Restate exactly the lines of the entries below, beginning with the first and ending with the line that holds "minimum height=69.75pt, below=0pt". Pictures are not copied.

==*==

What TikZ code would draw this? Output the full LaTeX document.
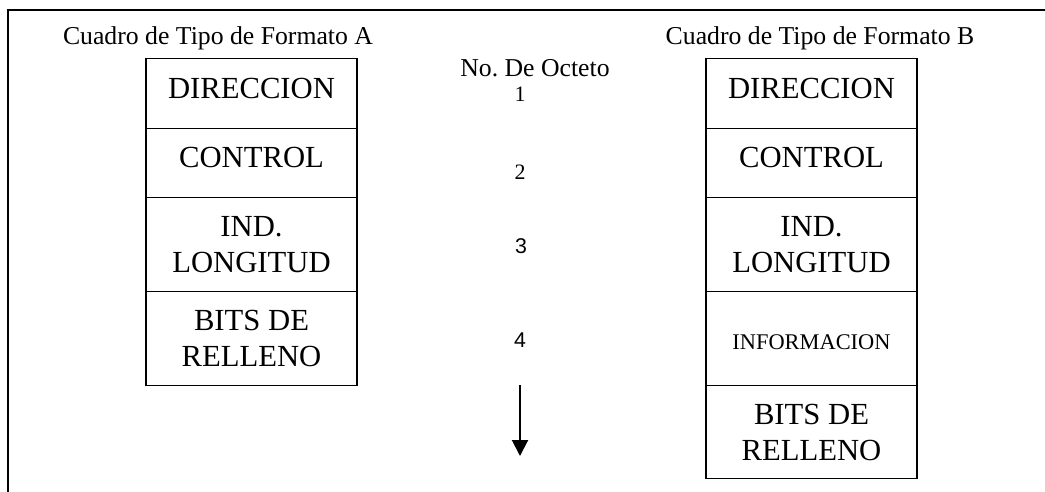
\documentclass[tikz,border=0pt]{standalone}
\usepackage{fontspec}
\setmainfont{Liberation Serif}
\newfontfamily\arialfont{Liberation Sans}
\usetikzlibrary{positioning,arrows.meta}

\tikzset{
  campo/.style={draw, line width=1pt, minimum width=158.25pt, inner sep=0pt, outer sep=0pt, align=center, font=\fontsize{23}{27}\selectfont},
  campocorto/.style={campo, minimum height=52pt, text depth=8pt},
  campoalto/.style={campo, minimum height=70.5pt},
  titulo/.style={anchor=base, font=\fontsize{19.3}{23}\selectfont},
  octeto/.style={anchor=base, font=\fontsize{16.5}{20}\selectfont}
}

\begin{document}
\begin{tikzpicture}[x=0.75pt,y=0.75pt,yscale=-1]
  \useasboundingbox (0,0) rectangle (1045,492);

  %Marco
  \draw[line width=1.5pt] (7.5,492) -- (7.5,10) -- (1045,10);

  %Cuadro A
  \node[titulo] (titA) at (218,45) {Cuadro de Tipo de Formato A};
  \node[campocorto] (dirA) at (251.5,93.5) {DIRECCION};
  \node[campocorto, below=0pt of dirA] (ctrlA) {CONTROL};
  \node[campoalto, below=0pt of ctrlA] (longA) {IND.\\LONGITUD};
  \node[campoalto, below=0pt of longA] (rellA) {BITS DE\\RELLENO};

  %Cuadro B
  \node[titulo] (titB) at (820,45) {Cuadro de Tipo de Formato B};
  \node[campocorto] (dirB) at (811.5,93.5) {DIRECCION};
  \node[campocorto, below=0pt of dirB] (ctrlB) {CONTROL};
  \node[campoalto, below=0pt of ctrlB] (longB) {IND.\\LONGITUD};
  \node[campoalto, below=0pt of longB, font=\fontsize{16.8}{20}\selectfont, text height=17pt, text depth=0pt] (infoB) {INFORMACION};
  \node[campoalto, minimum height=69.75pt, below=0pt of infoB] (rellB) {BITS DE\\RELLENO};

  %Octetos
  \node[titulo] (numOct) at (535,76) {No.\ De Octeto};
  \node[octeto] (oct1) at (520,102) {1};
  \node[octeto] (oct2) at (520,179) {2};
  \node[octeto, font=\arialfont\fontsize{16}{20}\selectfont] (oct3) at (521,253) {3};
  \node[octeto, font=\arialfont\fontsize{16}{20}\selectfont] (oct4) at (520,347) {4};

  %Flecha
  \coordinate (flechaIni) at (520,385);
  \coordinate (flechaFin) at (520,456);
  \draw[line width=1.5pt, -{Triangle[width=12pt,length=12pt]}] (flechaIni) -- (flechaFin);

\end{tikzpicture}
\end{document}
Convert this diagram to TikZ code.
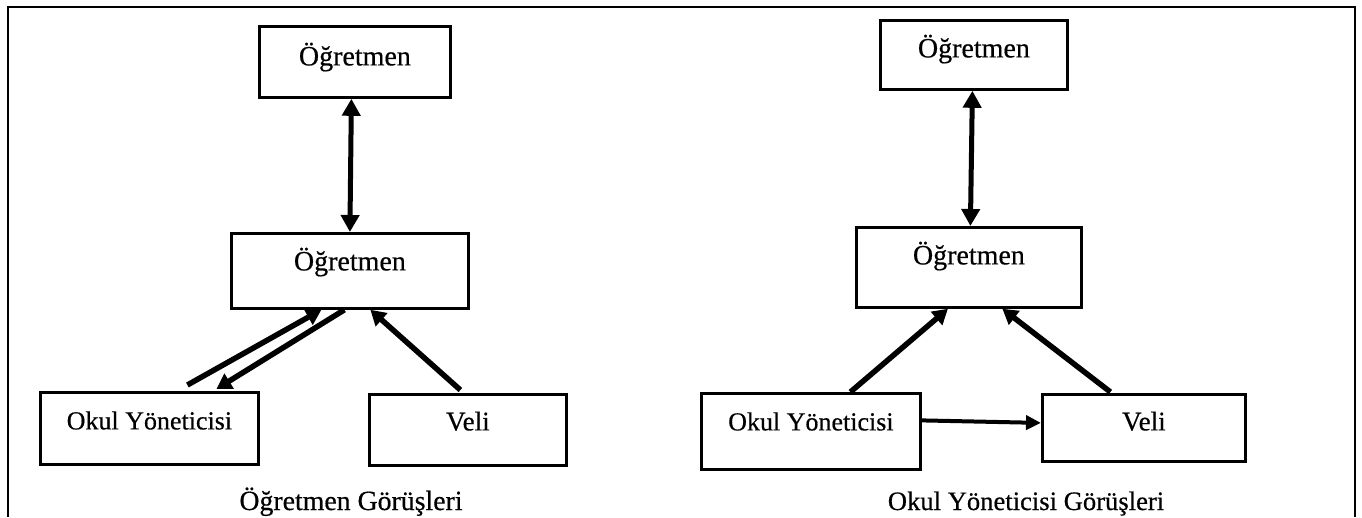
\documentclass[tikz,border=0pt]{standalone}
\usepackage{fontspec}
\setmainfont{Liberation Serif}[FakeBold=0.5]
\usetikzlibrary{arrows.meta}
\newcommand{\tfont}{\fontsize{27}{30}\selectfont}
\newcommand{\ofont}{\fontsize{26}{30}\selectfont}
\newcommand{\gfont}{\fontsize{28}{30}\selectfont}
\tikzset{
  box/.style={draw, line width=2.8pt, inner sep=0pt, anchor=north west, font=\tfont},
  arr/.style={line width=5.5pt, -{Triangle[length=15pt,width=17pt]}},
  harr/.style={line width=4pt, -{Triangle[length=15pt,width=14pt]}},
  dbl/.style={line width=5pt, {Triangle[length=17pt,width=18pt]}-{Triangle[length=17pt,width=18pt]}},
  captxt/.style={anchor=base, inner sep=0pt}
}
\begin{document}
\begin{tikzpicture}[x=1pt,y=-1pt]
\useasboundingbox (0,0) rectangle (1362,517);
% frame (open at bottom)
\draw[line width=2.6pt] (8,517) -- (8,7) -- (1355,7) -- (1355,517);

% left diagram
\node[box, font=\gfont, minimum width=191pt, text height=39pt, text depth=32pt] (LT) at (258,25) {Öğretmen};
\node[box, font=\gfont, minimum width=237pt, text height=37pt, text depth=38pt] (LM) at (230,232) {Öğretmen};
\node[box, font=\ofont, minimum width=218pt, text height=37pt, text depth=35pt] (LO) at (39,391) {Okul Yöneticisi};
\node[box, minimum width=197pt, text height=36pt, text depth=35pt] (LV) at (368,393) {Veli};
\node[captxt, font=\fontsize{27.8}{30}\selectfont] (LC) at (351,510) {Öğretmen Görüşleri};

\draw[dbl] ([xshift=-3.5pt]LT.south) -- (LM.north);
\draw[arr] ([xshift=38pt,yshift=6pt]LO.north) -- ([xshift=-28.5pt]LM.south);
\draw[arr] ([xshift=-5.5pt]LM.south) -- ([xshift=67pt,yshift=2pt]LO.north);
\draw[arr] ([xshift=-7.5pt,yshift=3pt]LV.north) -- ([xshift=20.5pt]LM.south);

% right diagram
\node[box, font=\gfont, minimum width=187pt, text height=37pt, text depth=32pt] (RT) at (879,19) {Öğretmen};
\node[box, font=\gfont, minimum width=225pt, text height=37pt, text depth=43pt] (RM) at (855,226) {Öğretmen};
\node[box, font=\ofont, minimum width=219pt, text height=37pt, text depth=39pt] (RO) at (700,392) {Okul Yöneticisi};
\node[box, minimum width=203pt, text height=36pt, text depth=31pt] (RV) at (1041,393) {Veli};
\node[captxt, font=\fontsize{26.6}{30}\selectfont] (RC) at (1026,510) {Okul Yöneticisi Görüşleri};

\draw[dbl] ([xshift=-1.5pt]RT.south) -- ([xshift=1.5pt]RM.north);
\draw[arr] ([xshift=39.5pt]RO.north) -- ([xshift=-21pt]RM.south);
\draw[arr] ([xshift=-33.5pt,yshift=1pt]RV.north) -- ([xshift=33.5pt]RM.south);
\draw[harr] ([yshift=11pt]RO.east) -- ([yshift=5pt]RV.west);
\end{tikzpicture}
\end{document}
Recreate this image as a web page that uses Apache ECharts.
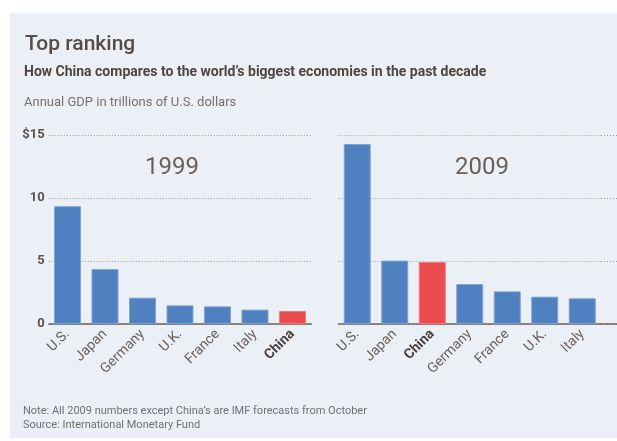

==*==

- Response below
What TikZ code would draw this? Output the full LaTeX document.
\documentclass[tikz,border=0pt]{standalone}
\usepackage{fontspec}
\setmainfont{Liberation Serif}
\newfontfamily\arialfont{Liberation Sans}
\usetikzlibrary{positioning,arrows.meta}

\tikzset{
  campo/.style={draw, line width=1pt, minimum width=158.25pt, inner sep=0pt, outer sep=0pt, align=center, font=\fontsize{23}{27}\selectfont},
  campocorto/.style={campo, minimum height=52pt, text depth=8pt},
  campoalto/.style={campo, minimum height=70.5pt},
  titulo/.style={anchor=base, font=\fontsize{19.3}{23}\selectfont},
  octeto/.style={anchor=base, font=\fontsize{16.5}{20}\selectfont}
}

\begin{document}
\begin{tikzpicture}[x=0.75pt,y=0.75pt,yscale=-1]
  \useasboundingbox (0,0) rectangle (1045,492);

  %Marco
  \draw[line width=1.5pt] (7.5,492) -- (7.5,10) -- (1045,10);

  %Cuadro A
  \node[titulo] (titA) at (218,45) {Cuadro de Tipo de Formato A};
  \node[campocorto] (dirA) at (251.5,93.5) {DIRECCION};
  \node[campocorto, below=0pt of dirA] (ctrlA) {CONTROL};
  \node[campoalto, below=0pt of ctrlA] (longA) {IND.\\LONGITUD};
  \node[campoalto, below=0pt of longA] (rellA) {BITS DE\\RELLENO};

  %Cuadro B
  \node[titulo] (titB) at (820,45) {Cuadro de Tipo de Formato B};
  \node[campocorto] (dirB) at (811.5,93.5) {DIRECCION};
  \node[campocorto, below=0pt of dirB] (ctrlB) {CONTROL};
  \node[campoalto, below=0pt of ctrlB] (longB) {IND.\\LONGITUD};
  \node[campoalto, below=0pt of longB, font=\fontsize{16.8}{20}\selectfont, text height=17pt, text depth=0pt] (infoB) {INFORMACION};
  \node[campoalto, minimum height=69.75pt, below=0pt of infoB] (rellB) {BITS DE\\RELLENO};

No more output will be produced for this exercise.